The brain is the most complex organ in the universe – and while many aspects of the brain remain a mystery (even to those who study it), one thing that is certain is that we should be doing what we can to take care of it.

Leading a healthy lifestyle will help to keep your brain functioning properly and to protect against brain disease and degeneration, not to mention the fact that it will lead to an overall improved quality of life. Here are some useful tips to follow, to help you to lead a brain-healthy life:

Physical activity

We all know that living an active lifestyle is important for our overall health. In terms of brain health, exercise increases a protein called brain-derived neurotrophic factor (BDNF), which is associated with cognitive improvement and the alleviation of depression and anxiety. Research has also shown that aerobic exercise three times a week resulted in increased activation in brain areas association with attention. In terms of the ageing brain, exercising three times a week was linked with 38% reduced risk of developing dementia in over 65s, and it has also been found that, for 60–75-year-olds, those who engaged in aerobic exercise had brains that boasted significantly improved executive function skills, such as working memory, planning, and scheduling.

Social support

Social support is like a fertiliser for the brain – it stimulates cell growth and strengthens connections in the brain, particularly in those areas associated with memory. Taking part in a variety of different leisure activities has been found to be linked to a 38% lower risk of developing dementia in those aged over 65, while another study found that those who reported little or no close social networks were at a 60% increased risk of developing dementia. It is even thought that social interaction may produce brain benefits which are greater than those produced by brain workouts such as crossword puzzles and chess!


Certain brain-boosting foods contain essential vitamins and minerals and promote the release of dopamine and serotonin in the brain, resulting in healthy brain functioning and increased mood. Nourish your brain and your body with foods such as: leafy greens, bananas, brazil nuts, walnuts, berries, oily fish, seeds, pomegranate, mint, and dark chocolate. Drinking water is also incredibly important for proper brain function – staying hydrated is linked to improved cognitive processing, memory, and reaction time, as well as prevention of grey matter shrinkage, premature ageing, and mental fatigue. The general recommendation is 8 eight-ounce glasses of water per day, but this should be increased if you are doing a lot of exercise or if you are in a particularly hot or humid climate.


Sleep is essential for our brain to run smoothly. Not getting the required amount of sleep can result in deficits in attention, decision-making, and memory. There are different recommended hours of sleep depending on age, but generally 7-9 hours of sleep per night are recommended for adults under 65, while 7-8 hours per night are recommended for adults over 65.

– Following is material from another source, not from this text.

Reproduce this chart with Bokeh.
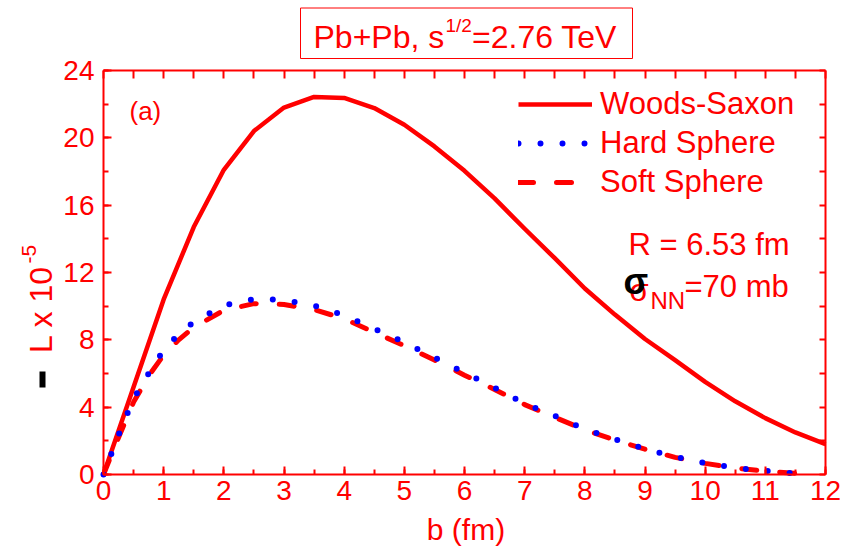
import math
from bokeh.plotting import figure
from bokeh.models import (Range1d, LinearAxis, SingleIntervalTicker, Legend, LegendItem,
                          Label, BoxAnnotation, CustomJSTickFormatter)
from bokeh.embed import file_html
from bokeh.resources import INLINE

# ---------------- data ----------------
b_ws = [0, 0.5, 1, 1.5, 2, 2.5, 3, 3.5, 4, 4.5, 5, 5.5, 6, 6.5, 7, 7.5, 8, 8.5, 9, 9.5,
        10, 10.5, 11, 11.5, 12]
L_ws = [0, 5.2, 10.4, 14.7, 18.1, 20.4, 21.8, 22.43, 22.37, 21.77, 20.78, 19.49, 18.04,
        16.4, 14.6, 12.85, 11.05, 9.5, 8.05, 6.8, 5.5, 4.35, 3.35, 2.5, 1.8]

b_hs = [0, 0.25, 0.5, 0.75, 1, 1.25, 1.5, 2, 2.5, 3, 3.5, 4, 4.5, 5, 5.5, 6, 6.5, 7,
        7.5, 8, 8.5, 9, 9.5, 10, 10.5, 11, 11.5, 11.7]
L_hs = [0, 2.35, 4.5, 6.0, 7.4, 8.35, 9.05, 10.05, 10.42, 10.37, 10.03, 9.45, 8.65, 7.85,
        6.95, 6.05, 5.15, 4.22, 3.48, 2.7, 2.09, 1.52, 1.05, 0.68, 0.39, 0.22, 0.06, 0.01]

b_ss = [0, 0.25, 0.5, 0.75, 1, 1.25, 1.5, 2, 2.5, 3, 3.5, 4, 4.5, 5, 5.5, 6, 6.5, 7,
        7.5, 8, 8.5, 9, 9.5, 10, 10.5, 11, 11.5, 11.65]
L_ss = [0, 2.2, 4.3, 5.85, 7.1, 8.0, 8.75, 9.75, 10.15, 10.1, 9.8, 9.25, 8.45, 7.65,
        6.8, 5.9, 5.05, 4.15, 3.4, 2.65, 2.05, 1.5, 1.02, 0.66, 0.38, 0.2, 0.07, 0.05]

series_names = ["Woods-Saxon", "Hard Sphere", "Soft Sphere"]
x_min, x_max = 0, 12
y_min, y_max = 0, 24
x_ticks_interval = 1
y_ticks_interval = 4

RED = "#ff0000"
BLUE = "#0000ff"
FONT = "Liberation Sans"

# ---------------- geometry ----------------
W, H = 843, 549                 # canvas
FL, FT, FR, FB = 103, 70, 825, 474   # where the axes box sits on the canvas (px)
SX = (FR - FL) / (x_max - x_min)
SY = (FB - FT) / (y_max - y_min)
def bx(px):
    return x_min + (px - FL) / SX
def ly(py):
    return y_min + (FB - py) / SY

# the frame covers the whole canvas; axes are pinned at the data box edges
p = figure(width=W, height=H, x_range=Range1d(bx(0), bx(W)), y_range=Range1d(ly(H), ly(0)),
           output_backend="svg", toolbar_location=None, min_border=0,
           outline_line_color=None, background_fill_color="white")
p.grid.visible = False

def style_axis(ax, major_in, minor_in, labels=True, size="28px"):
    ax.axis_line_color = RED
    ax.axis_line_width = 2
    ax.major_tick_line_color = RED
    ax.major_tick_line_width = 2
    ax.minor_tick_line_color = RED
    ax.minor_tick_line_width = 2
    ax.major_tick_in = major_in
    ax.major_tick_out = 0
    ax.minor_tick_in = minor_in
    ax.minor_tick_out = 0
    ax.major_label_text_color = RED
    ax.major_label_text_font = FONT
    ax.major_label_text_font_size = size
    if not labels:
        ax.formatter = CustomJSTickFormatter(code="return ''")

xa = p.xaxis[0]
xa.ticker = SingleIntervalTicker(interval=x_ticks_interval, num_minor_ticks=2)
xa.fixed_location = y_min
xa.bounds = (x_min, x_max)
style_axis(xa, 8, 5)
xa.major_label_standoff = 6

ya = p.yaxis[0]
ya.ticker = SingleIntervalTicker(interval=y_ticks_interval, num_minor_ticks=2)
ya.fixed_location = x_min
ya.bounds = (y_min, y_max)
style_axis(ya, 8, 5)
ya.major_label_standoff = 9

top = LinearAxis(ticker=SingleIntervalTicker(interval=0.5, num_minor_ticks=0),
                 fixed_location=y_max, bounds=(x_min, x_max))
style_axis(top, 8, 0, labels=False)
p.add_layout(top, "above")

right = LinearAxis(ticker=SingleIntervalTicker(interval=2, num_minor_ticks=0),
                   fixed_location=x_max, bounds=(y_min, y_max))
style_axis(right, 6, 0, labels=False)
p.add_layout(right, "right")

# ---------------- curves ----------------
r_ws = p.line(b_ws, L_ws, line_color=RED, line_width=4.5, line_join="round")
r_ss = p.line(b_ss, L_ss, line_color=RED, line_width=5, line_dash="15 23",
              line_cap="round", line_join="round")
r_hs = p.line(b_hs, L_hs, line_color=BLUE, line_width=6, line_dash="0 22",
              line_cap="round", line_join="round")

legend = Legend(items=[LegendItem(label=series_names[0], renderers=[r_ws]),
                       LegendItem(label=series_names[1], renderers=[r_hs]),
                       LegendItem(label=series_names[2], renderers=[r_ss])],
                location=(518, H - 200), margin=0, padding=0, spacing=3,
                glyph_width=74, glyph_height=36, label_height=36, label_width=195,
                label_standoff=8, label_text_font=FONT, label_text_font_size="31px",
                label_text_color=RED, background_fill_alpha=0, border_line_alpha=0)
p.add_layout(legend)

# ---------------- texts ----------------
SHIFT = 0.31   # baseline correction, in em

def lab(px, py, text, size, color=RED, style="normal", angle=0.0, align="left"):
    s = float(size.replace("px", ""))
    if angle:
        px = px - SHIFT * s
    else:
        py = py - SHIFT * s
    p.add_layout(Label(x=bx(px), y=ly(py), text=text, text_font=FONT,
                       text_font_size=size, text_color=color, text_font_style=style,
                       angle=angle, text_align=align, text_baseline="alphabetic"))

# title box
p.add_layout(BoxAnnotation(left=bx(300), right=bx(632), top=ly(7.5), bottom=ly(58),
                           fill_color=None, fill_alpha=0, line_color=RED, line_alpha=1,
                           line_width=1))
lab(313, 46.7, "Pb+Pb, s", "32px")
lab(445, 31, "1/2", "19px")
lab(471.5, 46.7, "=2.76 TeV", "32px")

lab(129, 118.3, "(a)", "26px")

lab(628, 253.3, "R = 6.53 fm", "31px")
lab(629, 300, "σ", "31px")
lab(623, 292, "σ", "36px", color="black", style="bold")
lab(650, 307, "NN", "24px")
lab(684, 295.3, "=70 mb", "31px")

# axis titles
lab(465.5, 538, "b (fm)", "30px", align="center")
lab(50, 352.5, "L x 10", "32px", angle=math.pi / 2)
lab(35, 263, "-5", "21px", angle=math.pi / 2)
p.add_layout(BoxAnnotation(left=bx(39), right=bx(45), top=ly(371), bottom=ly(387),
                           fill_color="black", fill_alpha=1, line_alpha=0))

open("out.html", "w").write(file_html(p, INLINE))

Meditation is associated with a host of health benefits – including reduced levels of anxiety and depression, and improved attention and concentration. Research has indicated that meditation can have positive impacts on the brain, also. Meditation has been shown to result in volume changes in the brain – it results in more grey matter volume in the brain, meaning that it helps to preserve the ageing brain, and it also leads to increased volume in the hippocampus (the brain area associated with learning and memory) and decreased volume in the amygdala (the brain area responsible for fear, anxiety, and stress). One study even found that Buddhist monks, who had engaged in years and years of meditation, had brains which were more capable of change, and, therefore, more resilient.